On Monday, a panel of Federal Circuit Court of Appeals judges partly dismissed and partly affirmed the non-infringement findings of a District of Delaware court in a suit involving four patents relating to networking technology. The decision in favor of the video game company Take-Two Interactive Software Inc. and its publishing label subsidiaries, 2K Sports Inc. and Rockstar Games Inc. (collectively, Take Two) overrode the contentions of plaintiff-appellant Acceleration Bay LLC.
According to the opinion, Acceleration sued Take Two alleging that some of its video games infringe on proprietary technology that allegedly “improves upon pre-existing communication techniques because it is ‘suitable for the simultaneous sharing of information among a large number of the processes that are widely distributed.’” In particular, the patents describe a “‘broad-cast technique in which a broadcast channel overlays a point-to-point communications network,’” the opinion said.
In March 2020, after making several claim construction rulings, the district court granted summary judgment of non-infringement for all four of the asserted patents, U.S. Patent Nos. 6,701,344, 6,714,966, 6,910,069, and 6,920,497. In this week’s decision, the panel rejected Acceleration’s argument with respect to two of the patents on mootness grounds.
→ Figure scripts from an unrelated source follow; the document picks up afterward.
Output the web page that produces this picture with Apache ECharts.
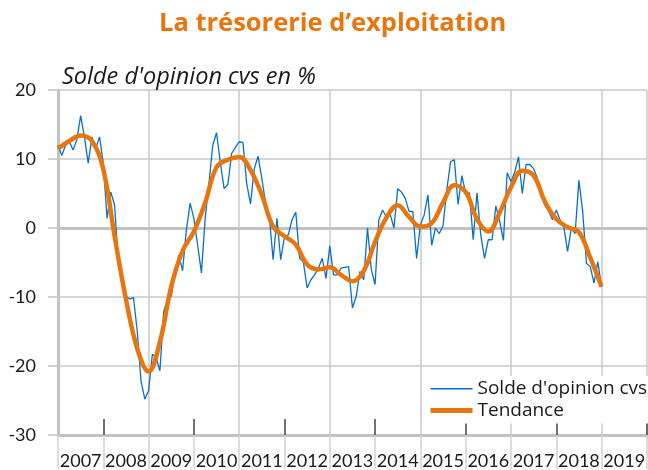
<!DOCTYPE html>
<html lang="fr">
<head>
<meta charset="UTF-8">
<title>La trésorerie d'exploitation</title>
<script src="https://cdn.jsdelivr.net/npm/echarts@6/dist/echarts.min.js"></script>
<style>
    html, body { margin: 0; padding: 0; background: #fff; }
    #chart { width: 648px; height: 470px; }
</style>
</head>
<body>
<div id="chart"></div>
<script>
    // années affichées sous l'axe
    var years = ['2007', '2008', '2009', '2010', '2011', '2012', '2013', '2014', '2015', '2016', '2017', '2018', '2019'];
    var startYear = 2007;

    // solde d'opinion cvs, mensuel (janv. 2007 -> janv. 2019)
    var solde = [
        12, 10.5, 12, 12.5, 11.3, 12.8, 16.3, 13.2, 9.4, 13.2, 11.5, 13.2,
        9.4, 1.4, 5.2, 3.3, -5.3, -7.7, -9.9, -10.3, -10.1, -15, -22.2, -24.8,
        -23.6, -18.3, -18.8, -20.7, -12.1, -10.4, -9.9, -6.5, -3.9, -6.2, -0.3, 3.6,
        1.4, -2.5, -6.5, 1.5, 6.5, 12, 13.8, 9.5, 5.7, 6.3, 10.8, 11.7,
        12.5, 12.4, 6.4, 3.5, 8.6, 10.4, 7.2, 3.6, 1.5, -4.6, 1.4, -4.6,
        -1.3, -1, 1.2, 2.3, -4.4, -4.9, -8.7, -7.5, -6.8, -5.8, -4.4, -7.3,
        -2.6, -6.8, -6.8, -5.8, -5.7, -5.6, -11.6, -9.9, -6.3, -7.5, 0, -6,
        -8.2, 1.2, 2.6, 1.6, 2, 0, 5.7, 5.2, 4.3, 2.4, 2.4, -4.4,
        0.4, 1.9, 4.8, -2.5, 0, -0.8, 0.3, 5.5, 9.6, 9.9, 3.4, 7.6,
        5, 5.1, -1.7, 5.1, -1, -4.4, -1.7, -1.7, 3.2, 1, -1.8, 8,
        6.7, 8.1, 10.3, 5, 9.2, 9.2, 8.6, 7.2, 5, 3.3, 2.4, 1.2,
        2.6, 1.2, 0.2, -3.4, 0, -0.8, 6.9, 2.4, -5.1, -5.6, -8, -4.9, -8.5
    ];

    // tendance, un point par trimestre
    var tendanceStep = 3;
    var tendance = [
        11.5, 12.6, 13.4, 12.6, 8.5, -1.2, -10.3, -17.5, -20.8, -16.5, -8.5, -3.3,
        -0.5, 3.7, 8.8, 9.9, 10.3, 8.4, 4.8, 0.2, -1.2, -2.4, -5.3, -6,
        -5.7, -6.8, -7.7, -6.2, -2, 1.5, 3.3, 1.6, 0.2, 0.7, 3.7, 6.2,
        5.2, 1.3, -0.5, 2.2, 5.9, 8.3, 7.6, 3.8, 1.3, 0.1, -0.6, -4.3, -8.5
    ];

    var chart = echarts.init(document.getElementById('chart'));

    var soldeData = solde.map(function (v, i) {
        return [startYear + i / 12, v];
    });
    var tendanceData = tendance.map(function (v, i) {
        return [startYear + (i * tendanceStep) / 12, v];
    });

    var blue = '#0a6fc8';
    var orange = '#e8760f';
    var gridGray = '#c8c8c8';
    var axisGray = '#c2c2c2';
    var wideFont = '"Open Sans", Lato, sans-serif';

    var option = {
        animation: false,
        textStyle: { fontFamily: 'Lato, "Noto Sans", sans-serif' },
        title: [
            {
                text: 'La trésorerie d\u2019exploitation',
                left: 154,
                top: 6,
                textStyle: { color: orange, fontSize: 25.5, fontWeight: 'bold', fontFamily: wideFont }
            },
            {
                text: "Solde d'opinion cvs en %",
                left: 57,
                top: 61,
                textStyle: { color: '#1a1a1a', fontSize: 23.5, fontWeight: 'normal', fontStyle: 'italic', fontFamily: wideFont }
            }
        ],
        legend: {
            orient: 'vertical',
            left: 424,
            top: 376,
            padding: [2, 8, 2, 4],
            itemGap: 0,
            itemWidth: 42,
            itemHeight: 14,
            backgroundColor: '#fff',
            itemStyle: { opacity: 0 },
            textStyle: { fontSize: 19, color: '#1a1a1a', lineHeight: 21.7, fontFamily: wideFont },
            data: [
                { name: "Solde d'opinion cvs", lineStyle: { width: 1.5, color: blue } },
                { name: 'Tendance', lineStyle: { width: 5, color: orange } }
            ]
        },
        grid: { left: 58, top: 90, width: 591, height: 346 },
        xAxis: [
            {
                // axe principal (séries), trait du bas
                type: 'value', min: 2007, max: 2020, interval: 1, position: 'bottom',
                axisLine: { onZero: false, lineStyle: { color: axisGray, width: 3 } },
                axisTick: { show: false },
                axisLabel: { show: false },
                splitLine: { show: false }
            },
            {
                // quadrillage vertical tous les deux ans
                type: 'value', min: 2007, max: 2020, interval: 2, position: 'bottom',
                axisLine: { show: false, onZero: false },
                axisTick: { show: false },
                axisLabel: { show: false },
                splitLine: { show: true, lineStyle: { color: gridGray, width: 1.5 } }
            },
            {
                // libellés des années + séparateurs sous l'axe
                type: 'category', data: years, boundaryGap: true, position: 'bottom',
                axisLine: { show: false, onZero: false },
                axisTick: { show: true, inside: false, length: 34, interval: 0, lineStyle: { color: '#d2d2d2', width: 1.5 } },
                axisLabel: { fontSize: 18, color: '#1a1a1a', margin: 17, interval: 0 },
                splitLine: { show: false }
            },
            {
                // petites graduations foncées vers l'intérieur
                type: 'category', data: years, boundaryGap: true, position: 'bottom',
                axisLine: { show: false, onZero: false },
                axisTick: {
                    show: true, inside: true, length: 16,
                    interval: function (i) { return i % 2 === 1; },
                    lineStyle: { color: '#444', width: 1.5 }
                },
                axisLabel: { show: false },
                splitLine: { show: false }
            },
            {
                // ligne du zéro
                type: 'value', min: 2007, max: 2020, position: 'bottom',
                axisLine: { show: true, onZero: true, lineStyle: { color: axisGray, width: 3 } },
                axisTick: { show: false },
                axisLabel: { show: false },
                splitLine: { show: false }
            }
        ],
        yAxis: {
            type: 'value', min: -30, max: 20, interval: 10,
            axisLine: { show: true, onZero: false, lineStyle: { color: axisGray, width: 3 } },
            axisTick: { show: true, length: 10, lineStyle: { color: axisGray, width: 1.5 } },
            axisLabel: { fontSize: 18, color: '#1a1a1a', margin: 22 },
            splitLine: { lineStyle: { color: gridGray, width: 1.5 } }
        },
        series: [
            {
                name: "Solde d'opinion cvs",
                type: 'line',
                xAxisIndex: 0,
                data: soldeData,
                symbol: 'none',
                lineStyle: { color: blue, width: 1.3 },
                itemStyle: { color: blue },
                z: 3
            },
            {
                name: 'Tendance',
                type: 'line',
                xAxisIndex: 0,
                data: tendanceData,
                smooth: 0.4,
                symbol: 'none',
                lineStyle: { color: orange, width: 4.5 },
                itemStyle: { color: orange },
                z: 4
            }
        ]
    };

    chart.setOption(option);
</script>
</body>
</html>
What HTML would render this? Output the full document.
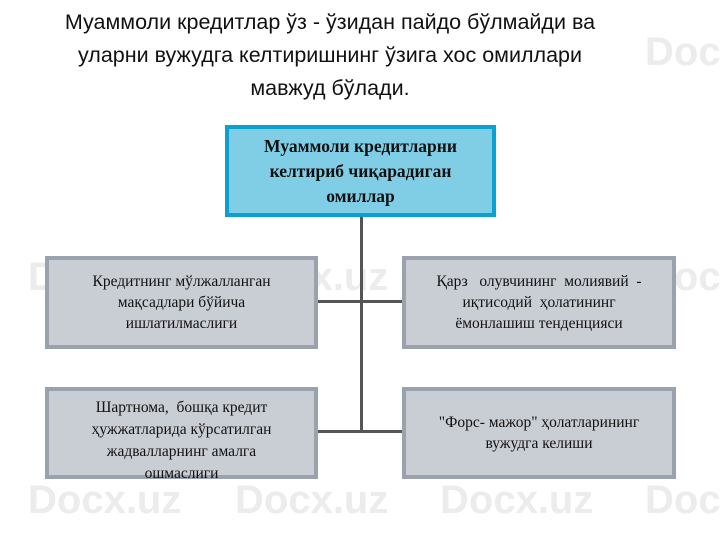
<!DOCTYPE html>
<html><head><meta charset="utf-8"><style>
html,body{margin:0;width:720px;height:540px;overflow:hidden}
body{background:#fff;position:relative;font-family:"Liberation Serif",serif}
.wrap{position:absolute;left:0;top:0;width:720px;height:540px;overflow:hidden}
.t{position:absolute;left:0;width:660px;top:6px;text-align:center;font-family:"Liberation Sans",sans-serif;font-size:21.5px;line-height:33px;color:#111}
.b{position:absolute;box-sizing:border-box;border:4px solid #9aa3ad;background:#c9cdd4;display:flex;align-items:center;justify-content:center;text-align:center;font-size:15.5px;line-height:21px;color:#111;padding:0 6px;white-space:nowrap}
.l{position:absolute;background:#555}
.w{position:absolute;font-family:"Liberation Sans",sans-serif;font-size:40px;color:#ececec;font-weight:bold;white-space:nowrap}
</style></head><body><div class="wrap">
<div class="w" style="left:28px;top:255px">Docx.uz</div>
<div class="w" style="left:235px;top:255px">Docx.uz</div>
<div class="w" style="left:440px;top:255px">Docx.uz</div>
<div class="w" style="left:645px;top:255px">Docx</div>
<div class="w" style="left:645px;top:30px">Docx</div>
<div class="w" style="left:28px;top:478px">Docx.uz</div>
<div class="w" style="left:235px;top:478px">Docx.uz</div>
<div class="w" style="left:440px;top:478px">Docx.uz</div>
<div class="w" style="left:645px;top:478px">Docx</div>
<div class="t">Муаммоли кредитлар ўз - ўзидан пайдо бўлмайди ва<br>уларни вужудга келтиришнинг ўзига хос омиллари<br>мавжуд бўлади.</div>
<div class="l" style="left:360px;top:217px;width:3px;height:216px"></div>
<div class="l" style="left:317px;top:300px;width:85px;height:3px"></div>
<div class="l" style="left:317px;top:430px;width:85px;height:3px"></div>
<div class="b" style="left:225px;top:125px;width:271px;height:92px;border-color:#0aa0d0;background:#80cde6;font-weight:bold;font-size:17.5px;line-height:25px">Муаммоли кредитларни<br>келтириб чиқарадиган<br>омиллар</div>
<div class="b" style="left:45px;top:256px;width:273px;height:93px">Кредитнинг мўлжалланган<br>мақсадлари бўйича<br>ишлатилмаслиги</div>
<div class="b" style="left:402px;top:256px;width:274px;height:93px">Қарз&nbsp;&nbsp; олувчининг&nbsp; молиявий&nbsp; -<br>иқтисодий&nbsp; ҳолатининг<br>ёмонлашиш тенденцияси</div>
<div class="b" style="left:45px;top:387px;width:273px;height:92px;line-height:22px;align-items:flex-start;padding-top:6px">Шартнома,&nbsp; бошқа кредит<br>ҳужжатларида кўрсатилган<br>жадвалларнинг амалга<br>ошмаслиги</div>
<div class="b" style="left:402px;top:387px;width:274px;height:92px">"Форс- мажор" ҳолатларининг<br>вужудга келиши</div>
</div></body></html>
Take Two argued and the panel agreed that the challenge was not justiciable because Acceleration only contested one of the two independent grounds that the district court articulated in granting summary judgment for the 344 and ’966 patents. As such, the court reasoned, reversal of this decision would still leave summary judgment intact on the separate claim construction basis.
The panel affirmed the finding of non-infringement as to the ’069 patent because, similarly, Acceleration challenged one of two claim constructions. “Even considering Acceleration Bay’s arguments regarding the construction of the term ‘fully connected portal computer,’ the district court’s grant of summary judgment would remain intact because the district court interpreted a separate term in the ’069 patent’s asserted claims to include the ‘m-regular’ limitation,” the opinion said.
Finally, the court declined the appellant’s “novel theory, without case law support,” that Take Two “directly infringes by ‘making’ the claimed systems because Take Two qualifies as the ‘final assembler’ of the ‘accused systems.’” Acceleration made this argument despite the fact that Take Two does not make the hardware customers use to play the accused video games, the panel noted.The court ultimately rejected the argument, finding that the customer, not Take Two, “completes the system” by providing the hardware and installing the video game.